Tomando como exemplo a Praça Castro Alves e seu entorno, tivemos em 2014 a reforma da Ladeira da Barroquinha onde ficava as tradicionais barracas de comércio de artigos de couro. No projeto de 2013 da empresa METRO de São Paulo, esta remoção estava indicada como temporária, prevendo novas barracas desmontáveis. Hoje sabemos que nada disso aconteceu e que os antigos barraqueiros tiveram que se espalhar onde fosse possível. Poderíamos seguir outros exemplos dos efeitos da segregação que as intervenções urbanas têm trazido para o CHS e para a cidade mas, nos detendo apenas ao Centro Histórico, podemos reconhecer as marcas das contradições que o formaram historicamente. A Rua Chile e o comércio de luxo (final do séc XIX e início do séc. XX) numa cidade com grande maioria da população pobre; Um conjunto arquitetônico e urbanístico Patrimônio Cultural da Humanidade, mas que não é efetivamente um patrimônio das experiências mais profundas e dolorosas de formação deste acervo patrimonial de muitas memórias apagadas ou transformadas ao gosto das elites e fechamos nossos exemplos com o atual Pelourinho o polo turístico das cenografias, que padronizam o ecletismo e tornam cultura popular as manifestações culturais herança dos povos tupinambás e africanos com o sincretismo destas com as culturas europeias, como se aqui tivéssemos colocado um ponto final, e feliz, na triste história de preconceito racial e de segregação social que, ainda hoje, facilmente presenciamos no CHS e na cidade.
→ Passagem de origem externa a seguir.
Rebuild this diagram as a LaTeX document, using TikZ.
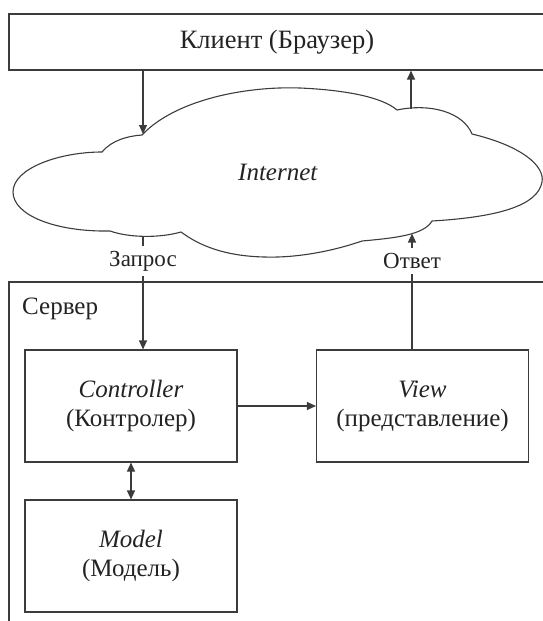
\documentclass[tikz,border=0pt]{standalone}
\usepackage{fontspec}
\setmainfont{Liberation Serif}
\newfontfamily\timesfont{Liberation Serif}
\usepackage{tikz}
\definecolor{lineg}{RGB}{60,60,60}
\definecolor{textg}{RGB}{35,35,35}
\usetikzlibrary{arrows.meta,positioning}

\tikzset{
  box/.style={draw=lineg,line width=1.1pt,minimum width=212pt,minimum height=112pt,
    inner sep=0pt,align=center,text=textg,font=\timesfont\fontsize{25}{29}\selectfont},
  lbl/.style={text=textg,font=\timesfont\fontsize{25}{29}\selectfont,inner xsep=1pt,inner ysep=5pt},
  small/.style={font=\timesfont\fontsize{23}{27}\selectfont},
  conn/.style={draw=lineg,line width=1.1pt},
  arr/.style={conn,-{Triangle[length=9pt,width=8pt]}},
  darr/.style={conn,{Triangle[length=9pt,width=8pt]}-{Triangle[length=9pt,width=8pt]}}
}

\begin{document}
\begin{tikzpicture}[x=1pt,y=-1pt]
  \useasboundingbox (0,0) rectangle (543,621);
  % Client
  \node[box,minimum width=536pt,minimum height=56pt,font=\timesfont\fontsize{26.5}{30}\selectfont]
    (client) at (277,42) {Клиент (Браузер)};
  % Internet cloud
  \draw[conn] (142,135) .. controls (175,100) and (245,86) .. (300,88)
    .. controls (345,90) and (382,97) .. (397,110)
    .. controls (430,103) and (463,112) .. (472,134)
    .. controls (522,146) and (545,166) .. (542,182)
    .. controls (538,205) and (500,217) .. (432,221)
    .. controls (424,235) and (395,238) .. (362,241)
    .. controls (330,252) and (295,258) .. (264,257)
    .. controls (225,256) and (200,246) .. (181,232)
    .. controls (160,238) and (130,238) .. (110,231)
    .. controls (55,232) and (13,215) .. (13,192)
    .. controls (13,168) and (60,152) .. (102,152)
    .. controls (112,140) and (128,136) .. cycle;
  \node[lbl] (internet) at (278,172) {\textit{Internet}};
  \coordinate (cin) at (143,134);
  \coordinate (cout) at (411,109);
  \coordinate (creq) at (143,237);
  \coordinate (cresp) at (412,233.5);
  % Server
  \draw[conn] (560,282) -- (9,282) -- (9,640);
  \node[lbl,anchor=west] (server) at (21,309) {Сервер};
  \node[box] (ctrl) at (131,406) {\textit{Controller}\\(Контролер)};
  \node[box] (view) at (422.5,406) {\textit{View}\\(представление)};
  \node[box] (model) at (131,556) {\textit{Model}\\(Модель)};
  % Labels
  \node[lbl,small] (req) at (143,261) {Запрос};
  \node[lbl,small] (resp) at (412,261) {Ответ};
  % Connectors
  \draw[arr] (client.south -| cin) -- (cin);
  \draw[arr] (cout) -- (cout |- client.south);
  \draw[conn] (creq) -- (req.north);
  \draw[arr] (req.south) -- (req.south |- ctrl.north);
  \draw[arr] (resp.north) -- (cresp);
  \draw[conn] (resp.south |- view.north) -- (resp.south);
  \draw[arr] (ctrl) -- (view);
  \draw[darr] (ctrl.south) -- (model.north);
\end{tikzpicture}
\end{document}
De que modo a alegoria do portal e seus engramas permitem visibilizar a perpetuação das diferenças sociais e econômicas que disputam a ocupação e uso do Centro Histórico de Salvador? O Portal de Santa Luzia, nossa alegoria da segregação pode ser vista no Portal Turístico/Cultural? No Portal Carnavalesco/Axé? No Portal Desenvolvimento e Modernidade? No Portal Planejamento Estratégico e Gestão Pública?
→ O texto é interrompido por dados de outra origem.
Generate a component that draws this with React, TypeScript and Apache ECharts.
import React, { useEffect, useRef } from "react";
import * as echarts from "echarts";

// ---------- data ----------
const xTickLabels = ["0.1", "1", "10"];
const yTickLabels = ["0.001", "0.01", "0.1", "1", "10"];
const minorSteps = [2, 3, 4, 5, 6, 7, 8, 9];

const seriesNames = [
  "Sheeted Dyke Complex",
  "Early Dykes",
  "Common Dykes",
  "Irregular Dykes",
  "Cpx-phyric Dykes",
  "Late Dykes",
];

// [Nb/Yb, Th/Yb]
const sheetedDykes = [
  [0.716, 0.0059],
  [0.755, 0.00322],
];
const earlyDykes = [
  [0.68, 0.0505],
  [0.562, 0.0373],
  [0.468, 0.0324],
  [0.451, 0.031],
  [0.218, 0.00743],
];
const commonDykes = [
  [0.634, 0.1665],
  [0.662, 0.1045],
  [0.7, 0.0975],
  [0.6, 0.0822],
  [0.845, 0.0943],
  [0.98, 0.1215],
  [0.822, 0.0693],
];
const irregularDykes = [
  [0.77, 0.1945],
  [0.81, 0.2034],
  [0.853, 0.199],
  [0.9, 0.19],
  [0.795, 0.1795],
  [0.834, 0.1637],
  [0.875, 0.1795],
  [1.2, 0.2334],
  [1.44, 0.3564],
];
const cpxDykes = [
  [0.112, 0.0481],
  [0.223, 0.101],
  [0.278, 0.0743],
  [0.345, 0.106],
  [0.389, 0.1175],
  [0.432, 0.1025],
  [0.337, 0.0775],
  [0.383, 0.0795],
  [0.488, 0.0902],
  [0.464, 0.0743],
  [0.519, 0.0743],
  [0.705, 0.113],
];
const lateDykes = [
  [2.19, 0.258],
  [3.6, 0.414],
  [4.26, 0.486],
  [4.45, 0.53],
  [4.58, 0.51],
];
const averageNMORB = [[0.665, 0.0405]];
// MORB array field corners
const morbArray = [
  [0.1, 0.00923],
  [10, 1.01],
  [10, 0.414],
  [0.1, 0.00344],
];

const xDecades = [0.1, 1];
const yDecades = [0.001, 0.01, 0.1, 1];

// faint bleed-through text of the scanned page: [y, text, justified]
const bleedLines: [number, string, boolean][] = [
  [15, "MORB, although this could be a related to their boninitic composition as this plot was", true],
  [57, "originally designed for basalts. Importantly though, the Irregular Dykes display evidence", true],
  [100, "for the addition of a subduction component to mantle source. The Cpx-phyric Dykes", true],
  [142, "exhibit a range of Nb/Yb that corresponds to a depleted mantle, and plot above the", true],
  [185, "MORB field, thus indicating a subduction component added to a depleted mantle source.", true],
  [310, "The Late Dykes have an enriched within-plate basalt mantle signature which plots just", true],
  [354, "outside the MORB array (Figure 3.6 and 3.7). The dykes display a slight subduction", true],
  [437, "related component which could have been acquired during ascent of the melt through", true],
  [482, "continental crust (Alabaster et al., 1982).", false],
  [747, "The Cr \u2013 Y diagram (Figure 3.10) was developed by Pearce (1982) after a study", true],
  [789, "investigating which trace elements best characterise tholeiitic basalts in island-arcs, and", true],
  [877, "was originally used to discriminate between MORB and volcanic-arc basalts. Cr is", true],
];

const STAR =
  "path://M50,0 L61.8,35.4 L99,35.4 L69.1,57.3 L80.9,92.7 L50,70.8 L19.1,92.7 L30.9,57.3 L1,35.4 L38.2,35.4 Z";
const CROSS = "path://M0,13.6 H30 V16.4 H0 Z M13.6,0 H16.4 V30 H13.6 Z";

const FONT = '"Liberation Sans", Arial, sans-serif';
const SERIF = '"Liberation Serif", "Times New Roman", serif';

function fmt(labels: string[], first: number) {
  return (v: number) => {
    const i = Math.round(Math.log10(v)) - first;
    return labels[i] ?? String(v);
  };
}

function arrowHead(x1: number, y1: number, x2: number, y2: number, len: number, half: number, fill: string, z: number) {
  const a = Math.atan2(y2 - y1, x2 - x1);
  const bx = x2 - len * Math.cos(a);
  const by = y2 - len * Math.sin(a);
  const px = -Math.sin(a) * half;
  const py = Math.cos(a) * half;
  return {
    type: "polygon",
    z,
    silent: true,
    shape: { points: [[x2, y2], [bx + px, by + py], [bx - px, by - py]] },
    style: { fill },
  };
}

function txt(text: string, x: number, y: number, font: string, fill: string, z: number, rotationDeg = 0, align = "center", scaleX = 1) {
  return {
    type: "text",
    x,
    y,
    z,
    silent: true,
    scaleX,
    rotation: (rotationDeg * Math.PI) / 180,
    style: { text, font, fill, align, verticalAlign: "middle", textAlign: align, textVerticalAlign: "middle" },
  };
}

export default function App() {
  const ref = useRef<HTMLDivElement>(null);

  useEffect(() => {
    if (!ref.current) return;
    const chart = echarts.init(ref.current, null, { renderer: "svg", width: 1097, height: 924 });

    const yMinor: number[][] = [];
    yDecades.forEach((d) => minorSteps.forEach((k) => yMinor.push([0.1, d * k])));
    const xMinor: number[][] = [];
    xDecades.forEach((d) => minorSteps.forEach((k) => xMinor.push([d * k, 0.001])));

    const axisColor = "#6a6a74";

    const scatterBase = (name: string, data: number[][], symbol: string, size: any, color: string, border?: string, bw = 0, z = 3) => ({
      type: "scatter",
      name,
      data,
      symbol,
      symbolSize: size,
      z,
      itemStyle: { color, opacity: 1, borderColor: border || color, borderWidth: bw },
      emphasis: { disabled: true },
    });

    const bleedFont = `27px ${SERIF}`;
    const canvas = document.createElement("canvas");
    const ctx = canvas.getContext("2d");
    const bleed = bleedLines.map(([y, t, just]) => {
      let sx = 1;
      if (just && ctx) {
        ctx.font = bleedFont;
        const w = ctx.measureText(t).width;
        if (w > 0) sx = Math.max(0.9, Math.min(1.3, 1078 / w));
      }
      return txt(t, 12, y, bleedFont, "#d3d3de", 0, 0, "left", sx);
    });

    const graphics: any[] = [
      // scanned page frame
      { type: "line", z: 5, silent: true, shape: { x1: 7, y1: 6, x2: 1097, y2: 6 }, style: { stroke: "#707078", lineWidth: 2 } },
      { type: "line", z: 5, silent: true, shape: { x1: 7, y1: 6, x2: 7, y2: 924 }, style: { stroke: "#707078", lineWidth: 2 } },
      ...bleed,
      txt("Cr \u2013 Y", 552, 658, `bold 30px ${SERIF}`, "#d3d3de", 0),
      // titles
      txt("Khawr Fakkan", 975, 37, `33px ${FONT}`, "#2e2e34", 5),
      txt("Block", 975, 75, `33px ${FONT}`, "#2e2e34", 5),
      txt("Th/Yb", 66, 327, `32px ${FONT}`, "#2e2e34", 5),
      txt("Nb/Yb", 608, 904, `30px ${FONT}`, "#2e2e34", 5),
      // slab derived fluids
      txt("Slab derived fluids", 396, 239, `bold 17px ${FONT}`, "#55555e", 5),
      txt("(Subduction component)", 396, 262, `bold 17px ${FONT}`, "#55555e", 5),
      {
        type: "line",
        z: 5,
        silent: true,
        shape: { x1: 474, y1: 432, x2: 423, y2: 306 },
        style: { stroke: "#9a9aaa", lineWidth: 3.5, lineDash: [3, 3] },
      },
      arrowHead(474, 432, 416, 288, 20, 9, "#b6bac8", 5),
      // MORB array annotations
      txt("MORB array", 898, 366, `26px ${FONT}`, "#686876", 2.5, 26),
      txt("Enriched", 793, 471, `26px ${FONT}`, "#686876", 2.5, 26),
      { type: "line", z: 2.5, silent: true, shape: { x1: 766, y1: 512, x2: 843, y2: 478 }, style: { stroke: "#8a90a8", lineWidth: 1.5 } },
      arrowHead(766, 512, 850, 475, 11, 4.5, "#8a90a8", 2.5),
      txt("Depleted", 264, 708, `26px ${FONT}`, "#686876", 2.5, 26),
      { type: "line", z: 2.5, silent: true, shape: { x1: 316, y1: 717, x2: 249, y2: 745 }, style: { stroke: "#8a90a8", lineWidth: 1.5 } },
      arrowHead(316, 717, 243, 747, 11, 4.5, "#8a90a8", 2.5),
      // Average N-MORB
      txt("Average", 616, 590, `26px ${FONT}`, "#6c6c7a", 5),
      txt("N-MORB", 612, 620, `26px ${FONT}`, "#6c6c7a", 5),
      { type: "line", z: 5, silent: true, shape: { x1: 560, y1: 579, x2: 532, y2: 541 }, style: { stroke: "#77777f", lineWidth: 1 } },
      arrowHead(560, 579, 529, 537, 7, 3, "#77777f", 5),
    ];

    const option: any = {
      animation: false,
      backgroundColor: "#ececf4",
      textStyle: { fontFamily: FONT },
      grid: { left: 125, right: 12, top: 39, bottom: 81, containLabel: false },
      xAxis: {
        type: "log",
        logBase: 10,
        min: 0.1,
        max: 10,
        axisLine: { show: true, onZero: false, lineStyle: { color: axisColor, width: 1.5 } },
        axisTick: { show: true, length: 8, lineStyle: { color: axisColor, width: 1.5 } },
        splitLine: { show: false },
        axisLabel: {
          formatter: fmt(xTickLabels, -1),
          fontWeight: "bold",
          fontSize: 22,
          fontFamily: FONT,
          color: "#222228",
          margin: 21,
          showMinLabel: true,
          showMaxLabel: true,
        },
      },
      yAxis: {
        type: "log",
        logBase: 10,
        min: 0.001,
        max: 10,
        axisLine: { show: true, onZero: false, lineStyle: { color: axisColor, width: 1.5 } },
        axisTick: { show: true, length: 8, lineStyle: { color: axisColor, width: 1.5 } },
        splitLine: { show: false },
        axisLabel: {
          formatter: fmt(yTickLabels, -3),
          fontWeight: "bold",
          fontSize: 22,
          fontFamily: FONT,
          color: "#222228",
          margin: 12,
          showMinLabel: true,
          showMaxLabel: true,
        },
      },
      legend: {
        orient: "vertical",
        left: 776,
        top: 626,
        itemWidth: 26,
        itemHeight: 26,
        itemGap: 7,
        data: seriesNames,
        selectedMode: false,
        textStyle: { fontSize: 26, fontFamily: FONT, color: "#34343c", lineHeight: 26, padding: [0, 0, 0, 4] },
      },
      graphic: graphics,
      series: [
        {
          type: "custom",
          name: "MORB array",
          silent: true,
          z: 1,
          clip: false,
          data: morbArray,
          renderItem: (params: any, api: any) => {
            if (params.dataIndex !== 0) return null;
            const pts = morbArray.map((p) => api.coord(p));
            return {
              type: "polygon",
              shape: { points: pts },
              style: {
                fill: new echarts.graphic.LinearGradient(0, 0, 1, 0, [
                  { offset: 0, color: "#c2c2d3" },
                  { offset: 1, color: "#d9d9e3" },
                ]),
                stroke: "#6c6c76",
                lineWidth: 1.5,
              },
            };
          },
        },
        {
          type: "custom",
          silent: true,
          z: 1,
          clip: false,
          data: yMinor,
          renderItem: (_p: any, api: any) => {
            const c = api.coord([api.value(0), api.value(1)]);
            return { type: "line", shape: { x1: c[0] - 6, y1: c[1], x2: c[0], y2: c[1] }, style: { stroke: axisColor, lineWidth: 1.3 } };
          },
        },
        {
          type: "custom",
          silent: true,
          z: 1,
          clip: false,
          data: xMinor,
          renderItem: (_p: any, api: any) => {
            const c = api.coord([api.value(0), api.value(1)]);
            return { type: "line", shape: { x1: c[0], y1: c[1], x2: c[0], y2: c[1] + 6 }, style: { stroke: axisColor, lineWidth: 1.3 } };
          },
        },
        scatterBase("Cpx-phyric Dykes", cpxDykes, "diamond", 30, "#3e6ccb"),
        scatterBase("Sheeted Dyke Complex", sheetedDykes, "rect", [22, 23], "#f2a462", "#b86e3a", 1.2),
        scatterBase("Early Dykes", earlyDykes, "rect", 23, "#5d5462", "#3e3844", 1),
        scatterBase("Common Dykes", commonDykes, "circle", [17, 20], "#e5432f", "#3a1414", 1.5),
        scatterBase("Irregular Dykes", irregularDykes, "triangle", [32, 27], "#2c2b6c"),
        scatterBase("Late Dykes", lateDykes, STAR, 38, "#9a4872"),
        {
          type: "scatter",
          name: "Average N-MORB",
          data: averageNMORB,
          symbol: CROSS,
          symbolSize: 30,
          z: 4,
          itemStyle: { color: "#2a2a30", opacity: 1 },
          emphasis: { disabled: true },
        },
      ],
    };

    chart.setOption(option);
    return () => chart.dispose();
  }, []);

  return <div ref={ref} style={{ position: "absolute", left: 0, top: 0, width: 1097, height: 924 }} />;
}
No urbanismo da disputa do CHS os acima de 5 SM ficam, os dos cortiços saem. Os hotéis de luxo ficam, os sem teto saem. No urbanismo da disputa no CHS órgão públicos (SUCOM, SECULT, IPHAN, etc) e setores privados (Fera Empreendimentos, Prima empreendimentos, etc.) se articulam para emergir portais e do alto do seu poder hegemônico e acionam engramas que nos fazem saber de que lado estamos, dos portais assim revelados.